> [GIVEN RECORDS]:
= = =
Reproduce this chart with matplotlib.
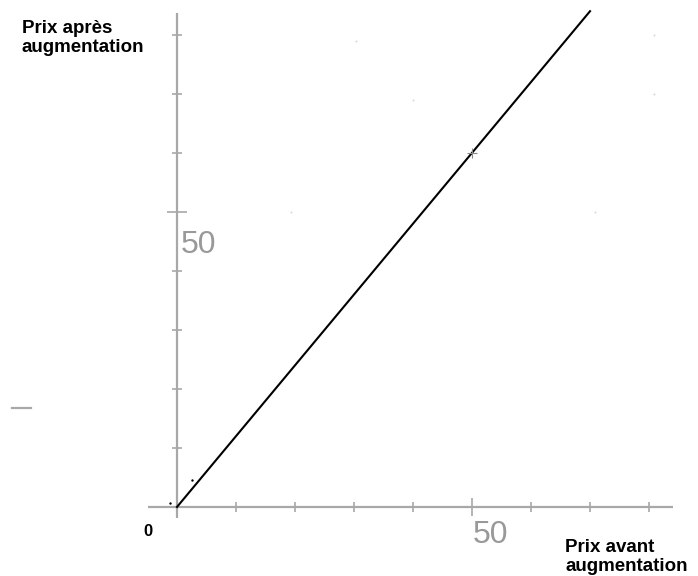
import matplotlib
matplotlib.use("Agg")
import matplotlib.pyplot as plt

# price before / after a 20% increase
prix_avant = [0, 70]
prix_apres = [0, 84]

x_ticks = [10, 20, 30, 40, 50, 60, 70, 80]
y_ticks = [10, 20, 30, 40, 50, 60, 70, 80]
major = 50

point_x = [50]
point_y = [60]

# stray faint dots in the picture
faint_x = [19.3, 40.0, 70.8, 80.8, 80.8, 30.3]
faint_y = [50.0, 69.0, 50.0, 80.0, 70.0, 79.0]
black_x = [2.5, -1.2]
black_y = [4.6, 0.7]

AXIS = "#a8a8a8"
plt.rcParams['font.family'] = ['Liberation Sans', 'DejaVu Sans']

fig = plt.figure(figsize=(6.98, 5.76), dpi=100)
ax = fig.add_axes([0, 0, 1, 1])
ax.set_xlim(-30, 88.3)
ax.set_ylim(-11.7, 85.9)
ax.axis('off')

# axes
ax.plot([-5, 84.1], [0, 0], color=AXIS, lw=1.6, solid_capstyle='butt')
ax.plot([0, 0], [-1.9, 83.7], color=AXIS, lw=1.6, solid_capstyle='butt')

# ticks
for t in x_ticks:
    ax.plot([t], [0], marker='|', color=AXIS, ms=13 if t == major else 7.5, mew=1.2)
for t in y_ticks:
    ax.plot([0], [t], marker='_', color=AXIS, ms=15 if t == major else 7.5, mew=1.2)

# stray mark on the left
ax.plot([-28, -24.7], [16.8, 16.8], color=AXIS, lw=1.6)

ax.scatter(faint_x, faint_y, s=2, color="#d8d8d8", lw=0)
ax.scatter(black_x, black_y, s=3, color="black", lw=0)

ax.plot(prix_avant, prix_apres, color="black", lw=1.5)
ax.plot(point_x, point_y, marker='+', color="#888888", ms=7, mew=0.8)

ax.text(-4.9, -4.2, "0", fontsize=12, fontweight='bold', ha='center', va='center')
ax.text(53.1, -4.7, "50", fontsize=23, color="#999999", ha='center', va='center')
ax.text(0.6, 44.4, "50", fontsize=23, color="#999999", ha='left', va='center')

ax.text(-26.3, 82.5, "Prix après\naugmentation", fontsize=13.5, fontweight='bold',
        ha='left', va='top', linespacing=1.15)
ax.text(65.8, -5.4, "Prix avant\naugmentation", fontsize=13.5, fontweight='bold',
        ha='left', va='top', linespacing=1.15)

fig.savefig("out.png", dpi=100)
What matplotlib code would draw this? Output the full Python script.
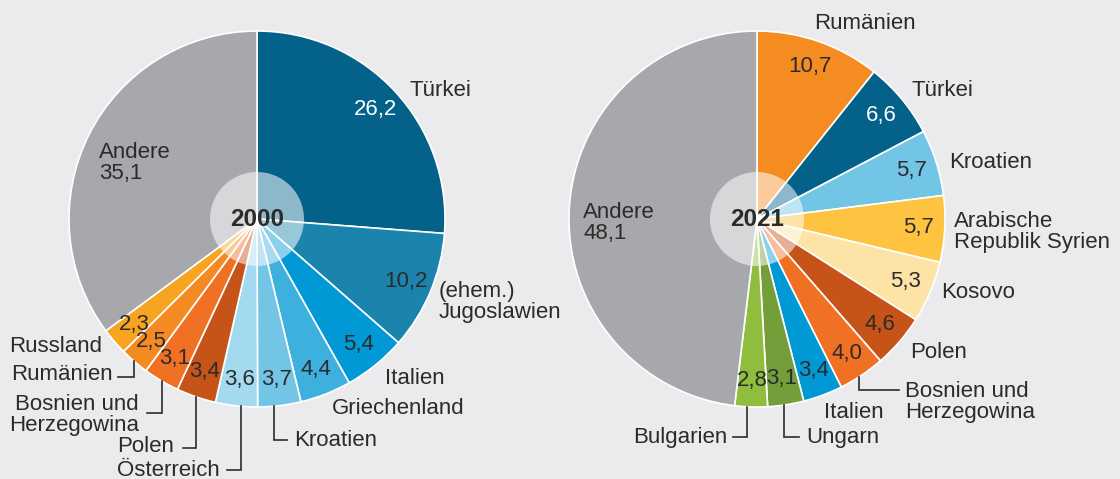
import numpy as np
import matplotlib
matplotlib.use("Agg")
import matplotlib.pyplot as plt
from matplotlib.patches import Circle

# Anteile in % (Uhrzeigersinn ab 12 Uhr)
names_2000 = ["Türkei", "(ehem.)\nJugoslawien", "Italien", "Griechenland", "Kroatien",
              "Österreich", "Polen", "Bosnien und\nHerzegowina", "Rumänien", "Russland", "Andere"]
values_2000 = [26.2, 10.2, 5.4, 4.4, 3.7, 3.6, 3.4, 3.1, 2.5, 2.3, 35.1]

names_2021 = ["Rumänien", "Türkei", "Kroatien", "Arabische\nRepublik Syrien", "Kosovo",
              "Polen", "Bosnien und\nHerzegowina", "Italien", "Ungarn", "Bulgarien", "Andere"]
values_2021 = [10.7, 6.6, 5.7, 5.7, 5.3, 4.6, 4.0, 3.4, 3.1, 2.8, 48.1]

# colours
colors_2000 = ["#04618a", "#1a84ad", "#0099d5", "#3db0de", "#73c5e6", "#a3daef",
               "#c65318", "#f07024", "#f38b22", "#f7a520", "#a7a8ab"]
colors_2021 = ["#f58c22", "#04618a", "#73c5e6", "#fec340", "#fee3a6", "#c65318",
               "#f07024", "#0099d5", "#739e3a", "#8fbd3d", "#a7a8ab"]

BG = "#ebebed"
TXT = "#2b2b2b"
FONT = "Liberation Sans"
FS = 16

# layout in pixels (y grows downwards)
W, H = 1120, 479
R = 188
R_INNER = 47
R_VAL = 0.86

# name label positions: (x, y, ha)
pos_2000 = [(410, 90, "left"), (439, 302, "left"), (385, 378, "left"), (332, 408, "left"),
            (294, 440, "left"), (220, 470, "right"), (174, 446, "right"), (139, 415, "right"),
            (113, 375, "right"), (102, 347, "right"), (99, 163, "left")]
pos_2021 = [(865, 23, "center"), (911, 90, "left"), (949, 162, "left"), (954, 232, "left"),
            (941, 293, "left"), (910, 352, "left"), (905, 402, "left"), (824, 413, "left"),
            (806, 437, "left"), (727, 437, "right"), (583, 223, "left")]

# leader lines: slice index -> (x of vertical, y of elbow, x end)
leaders_2000 = {4: (274, 440, 287), 5: (241, 470, 227), 6: (196, 448, 183),
                7: (162, 413, 147), 8: (134, 377, 118)}
leaders_2021 = {6: (859, 390, 899), 8: (784, 437, 799), 9: (747, 437, 733)}

white_vals = {"Türkei"}


def fmt(v):
    return f"{v:.1f}".replace(".", ",")


def draw_pie(ax, center, year, names, values, colors, positions, leaders):
    cx, cy = center
    wedges, _ = ax.pie(values, colors=colors, radius=R, center=center,
                       startangle=-90, counterclock=True,
                       wedgeprops=dict(edgecolor="white", linewidth=1.2))

    for i, (w, name, v) in enumerate(zip(wedges, names, values)):
        x, y, ha = positions[i]
        if name == "Andere":
            ax.text(x, y, f"Andere\n{fmt(v)}", ha="left", va="center", color=TXT,
                    fontsize=FS, family=FONT, linespacing=0.95)
            continue
        # value inside the slice
        th = np.deg2rad((w.theta1 + w.theta2) / 2)
        vx = cx + R_VAL * R * np.cos(th)
        vy = cy + R_VAL * R * np.sin(th)
        col = "white" if name in white_vals else TXT
        ax.text(vx, vy, fmt(v), ha="center", va="center", color=col,
                fontsize=FS, family=FONT)
        # name outside
        ax.text(x, y, name, ha=ha, va="center", color=TXT, fontsize=FS,
                family=FONT, linespacing=0.95)
        if i in leaders:
            lx, ly, ex = leaders[i]
            sy = cy + np.sqrt(R ** 2 - (lx - cx) ** 2)
            ax.plot([lx, lx, ex], [sy, ly, ly], color=TXT, lw=1.2,
                    solid_joinstyle="miter")

    ax.add_patch(Circle(center, R_INNER, facecolor="white", alpha=0.55,
                        edgecolor="none", zorder=3))
    ax.text(cx, cy + 1, year, ha="center", va="center", color=TXT,
            fontsize=17.5, fontweight="bold", family=FONT, zorder=4)


fig = plt.figure(figsize=(W / 100, H / 100), dpi=100, facecolor=BG)
ax = fig.add_axes([0, 0, 1, 1])
ax.set_facecolor(BG)

draw_pie(ax, (257, 219), "2000", names_2000, values_2000, colors_2000, pos_2000, leaders_2000)
draw_pie(ax, (757, 219), "2021", names_2021, values_2021, colors_2021, pos_2021, leaders_2021)

ax.set_xlim(0, W)
ax.set_ylim(H, 0)
ax.set_axis_off()

fig.savefig("out.png", dpi=100, facecolor=BG)
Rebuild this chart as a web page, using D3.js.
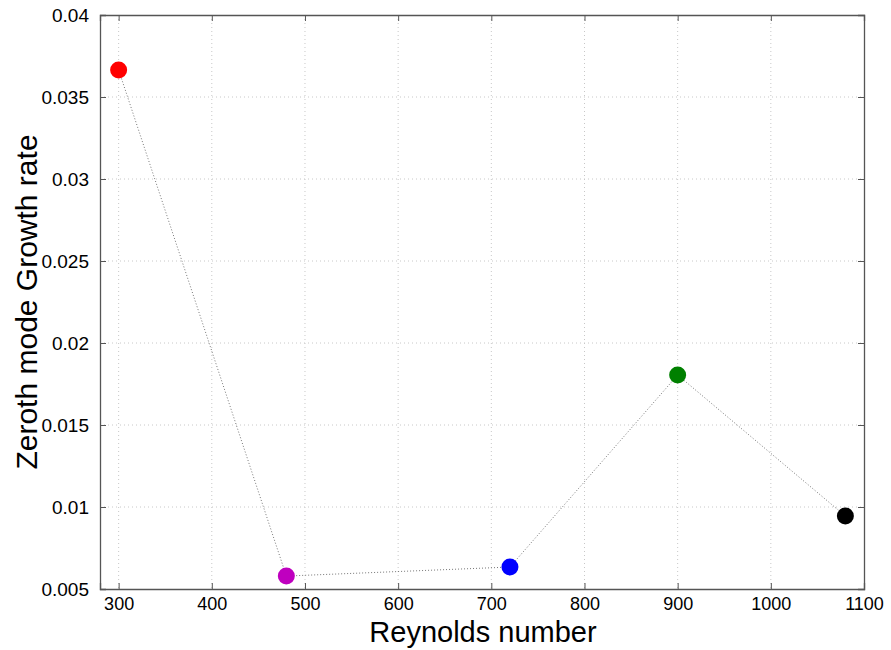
= = =
> [PROMPT]: Leave out the pictures and transcribe everything else exactly.

> [SOLUTION TO THIS EXERCISE]:
Reproduce this chart with matplotlib.
import matplotlib
matplotlib.use("Agg")
import matplotlib.pyplot as plt

# price before / after a 20% increase
prix_avant = [0, 70]
prix_apres = [0, 84]

x_ticks = [10, 20, 30, 40, 50, 60, 70, 80]
y_ticks = [10, 20, 30, 40, 50, 60, 70, 80]
major = 50

point_x = [50]
point_y = [60]

# stray faint dots in the picture
faint_x = [19.3, 40.0, 70.8, 80.8, 80.8, 30.3]
faint_y = [50.0, 69.0, 50.0, 80.0, 70.0, 79.0]
black_x = [2.5, -1.2]
black_y = [4.6, 0.7]

AXIS = "#a8a8a8"
plt.rcParams['font.family'] = ['Liberation Sans', 'DejaVu Sans']

fig = plt.figure(figsize=(6.98, 5.76), dpi=100)
ax = fig.add_axes([0, 0, 1, 1])
ax.set_xlim(-30, 88.3)
ax.set_ylim(-11.7, 85.9)
ax.axis('off')

# axes
ax.plot([-5, 84.1], [0, 0], color=AXIS, lw=1.6, solid_capstyle='butt')
ax.plot([0, 0], [-1.9, 83.7], color=AXIS, lw=1.6, solid_capstyle='butt')

# ticks
for t in x_ticks:
    ax.plot([t], [0], marker='|', color=AXIS, ms=13 if t == major else 7.5, mew=1.2)
for t in y_ticks:
    ax.plot([0], [t], marker='_', color=AXIS, ms=15 if t == major else 7.5, mew=1.2)

# stray mark on the left
ax.plot([-28, -24.7], [16.8, 16.8], color=AXIS, lw=1.6)

ax.scatter(faint_x, faint_y, s=2, color="#d8d8d8", lw=0)
ax.scatter(black_x, black_y, s=3, color="black", lw=0)

ax.plot(prix_avant, prix_apres, color="black", lw=1.5)
ax.plot(point_x, point_y, marker='+', color="#888888", ms=7, mew=0.8)

ax.text(-4.9, -4.2, "0", fontsize=12, fontweight='bold', ha='center', va='center')
ax.text(53.1, -4.7, "50", fontsize=23, color="#999999", ha='center', va='center')
ax.text(0.6, 44.4, "50", fontsize=23, color="#999999", ha='left', va='center')

ax.text(-26.3, 82.5, "Prix après\naugmentation", fontsize=13.5, fontweight='bold',
        ha='left', va='top', linespacing=1.15)
ax.text(65.8, -5.4, "Prix avant\naugmentation", fontsize=13.5, fontweight='bold',
        ha='left', va='top', linespacing=1.15)

fig.savefig("out.png", dpi=100)
What matplotlib code would draw this? Output the full Python script.
import numpy as np
import matplotlib
matplotlib.use("Agg")
import matplotlib.pyplot as plt
from matplotlib.patches import Circle

# Anteile in % (Uhrzeigersinn ab 12 Uhr)
names_2000 = ["Türkei", "(ehem.)\nJugoslawien", "Italien", "Griechenland", "Kroatien",
              "Österreich", "Polen", "Bosnien und\nHerzegowina", "Rumänien", "Russland", "Andere"]
values_2000 = [26.2, 10.2, 5.4, 4.4, 3.7, 3.6, 3.4, 3.1, 2.5, 2.3, 35.1]

names_2021 = ["Rumänien", "Türkei", "Kroatien", "Arabische\nRepublik Syrien", "Kosovo",
              "Polen", "Bosnien und\nHerzegowina", "Italien", "Ungarn", "Bulgarien", "Andere"]
values_2021 = [10.7, 6.6, 5.7, 5.7, 5.3, 4.6, 4.0, 3.4, 3.1, 2.8, 48.1]

# colours
colors_2000 = ["#04618a", "#1a84ad", "#0099d5", "#3db0de", "#73c5e6", "#a3daef",
               "#c65318", "#f07024", "#f38b22", "#f7a520", "#a7a8ab"]
colors_2021 = ["#f58c22", "#04618a", "#73c5e6", "#fec340", "#fee3a6", "#c65318",
               "#f07024", "#0099d5", "#739e3a", "#8fbd3d", "#a7a8ab"]

BG = "#ebebed"
TXT = "#2b2b2b"
FONT = "Liberation Sans"
FS = 16

# layout in pixels (y grows downwards)
W, H = 1120, 479
R = 188
R_INNER = 47
R_VAL = 0.86

# name label positions: (x, y, ha)
pos_2000 = [(410, 90, "left"), (439, 302, "left"), (385, 378, "left"), (332, 408, "left"),
            (294, 440, "left"), (220, 470, "right"), (174, 446, "right"), (139, 415, "right"),
            (113, 375, "right"), (102, 347, "right"), (99, 163, "left")]
pos_2021 = [(865, 23, "center"), (911, 90, "left"), (949, 162, "left"), (954, 232, "left"),
            (941, 293, "left"), (910, 352, "left"), (905, 402, "left"), (824, 413, "left"),
            (806, 437, "left"), (727, 437, "right"), (583, 223, "left")]

# leader lines: slice index -> (x of vertical, y of elbow, x end)
leaders_2000 = {4: (274, 440, 287), 5: (241, 470, 227), 6: (196, 448, 183),
                7: (162, 413, 147), 8: (134, 377, 118)}
leaders_2021 = {6: (859, 390, 899), 8: (784, 437, 799), 9: (747, 437, 733)}

white_vals = {"Türkei"}


def fmt(v):
    return f"{v:.1f}".replace(".", ",")


def draw_pie(ax, center, year, names, values, colors, positions, leaders):
    cx, cy = center
    wedges, _ = ax.pie(values, colors=colors, radius=R, center=center,
                       startangle=-90, counterclock=True,
                       wedgeprops=dict(edgecolor="white", linewidth=1.2))

    for i, (w, name, v) in enumerate(zip(wedges, names, values)):
        x, y, ha = positions[i]
        if name == "Andere":
            ax.text(x, y, f"Andere\n{fmt(v)}", ha="left", va="center", color=TXT,
                    fontsize=FS, family=FONT, linespacing=0.95)
            continue
        # value inside the slice
        th = np.deg2rad((w.theta1 + w.theta2) / 2)
        vx = cx + R_VAL * R * np.cos(th)
        vy = cy + R_VAL * R * np.sin(th)
        col = "white" if name in white_vals else TXT
        ax.text(vx, vy, fmt(v), ha="center", va="center", color=col,
                fontsize=FS, family=FONT)
        # name outside
        ax.text(x, y, name, ha=ha, va="center", color=TXT, fontsize=FS,
                family=FONT, linespacing=0.95)
        if i in leaders:
            lx, ly, ex = leaders[i]
            sy = cy + np.sqrt(R ** 2 - (lx - cx) ** 2)
            ax.plot([lx, lx, ex], [sy, ly, ly], color=TXT, lw=1.2,
                    solid_joinstyle="miter")

    ax.add_patch(Circle(center, R_INNER, facecolor="white", alpha=0.55,
                        edgecolor="none", zorder=3))
    ax.text(cx, cy + 1, year, ha="center", va="center", color=TXT,
            fontsize=17.5, fontweight="bold", family=FONT, zorder=4)


fig = plt.figure(figsize=(W / 100, H / 100), dpi=100, facecolor=BG)
ax = fig.add_axes([0, 0, 1, 1])
ax.set_facecolor(BG)

draw_pie(ax, (257, 219), "2000", names_2000, values_2000, colors_2000, pos_2000, leaders_2000)
draw_pie(ax, (757, 219), "2021", names_2021, values_2021, colors_2021, pos_2021, leaders_2021)

ax.set_xlim(0, W)
ax.set_ylim(H, 0)
ax.set_axis_off()

fig.savefig("out.png", dpi=100, facecolor=BG)
Rebuild this chart as a web page, using D3.js.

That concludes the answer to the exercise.